Last week I wrote an article on SEO, today I realized I was putting the horse before the buggy.
Before anyone concentrates on search engine optimization they have to decide what their site needs to do.
What do you want your site to do? Do you want people to sign up for your news letter? Buy your product? Do you want to generate leads? Attract more readers? Funnel traffic to your Facebook page? Earn donations?
In other words, how do you want your site to make you money?
The first step to an effective website is a clear decision of what your website is for. The second step is measurement.
Enter Google Analytics. This amazing tool will let you track conversions, bounce rate, traffic sources and clicks (and a whole lot more). All you need to do is add a few short lines of code to the HTML file on your site. When you sign up Google walks you through the process on how to do so. If that’s something you’re not comfortable with, call up your web developer. Whoever built your site should be able to do this in under a minute. I’d try to get them to do it for free…
Since we know what we want our site to do, we can have Google help us track how well it does it by defining goals. As they put it
“Goal conversions are the primary metric for measuring how well your site fulfills business objectives. A goal is a website page which a visitor reaches once they have made a purchase or completed another desired action, such as a registration or download.”
So, say you want people to sign up for your newsletter. Your site might be set up so that once the user clicks submit and gives you their email address, they are taken to a page that says “Thanks for signing up for the news letter!” You would want to set a goal with a URL destination pointing to that site. Now you are measuring how well your site is working.
I have two sets of goals on this site. First, I want to know how many people are trying to find out more info about buying the book. So, I have a goal defined as visits to the book’s page. Second, I want people to read what I write! So, I have a goal set up defined as time spent on the site. In my case I chose 1.5 minutes, because that’s how long I figure it takes to skim most of the articles here. You can even set up funnels that will let you define a series of steps that count as a goal. For example, if your site has two routes a user can take to make a purchase these could each be funnels and you could track which way works better for users by seeing how many people complete each funnel.

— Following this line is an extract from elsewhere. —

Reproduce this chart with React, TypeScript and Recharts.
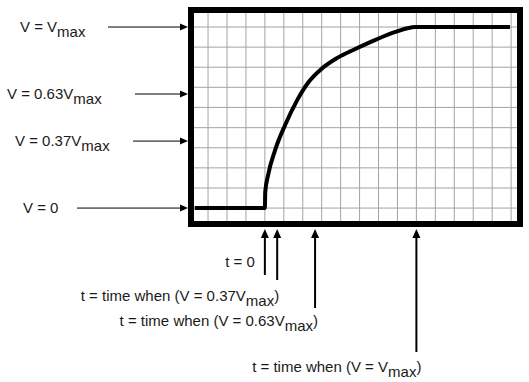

These are the two actions that are likely to make this site money (and I need it to…) the other action is people clicking on the ads (visit our sponsors! please.) but that is all tracked from AdSense, Google’s advertising delivery service.
So far, I’m very pleased with how many people want to find out more about the book (I’m waiting on the 2nd proof now. If it looks good it comes out mid July!) Nearly 25% of the people who visit the site click to find out more about the book. But, my bounce rate is too high! So expect to see some changes on the site soon… too many new visitors aren’t staying long enough or visiting more than one page. I’ll be sure to update you on my experiments to bring this number down.
Once you start gathering information about your site’s performance, you can start improving it! Are people not finding your product? Are they bouncing (leaving immediately)? Google Analytics can help you understand where people are clicking and how they are navigating your site. Then, you can begin to improve your site’s money making potential.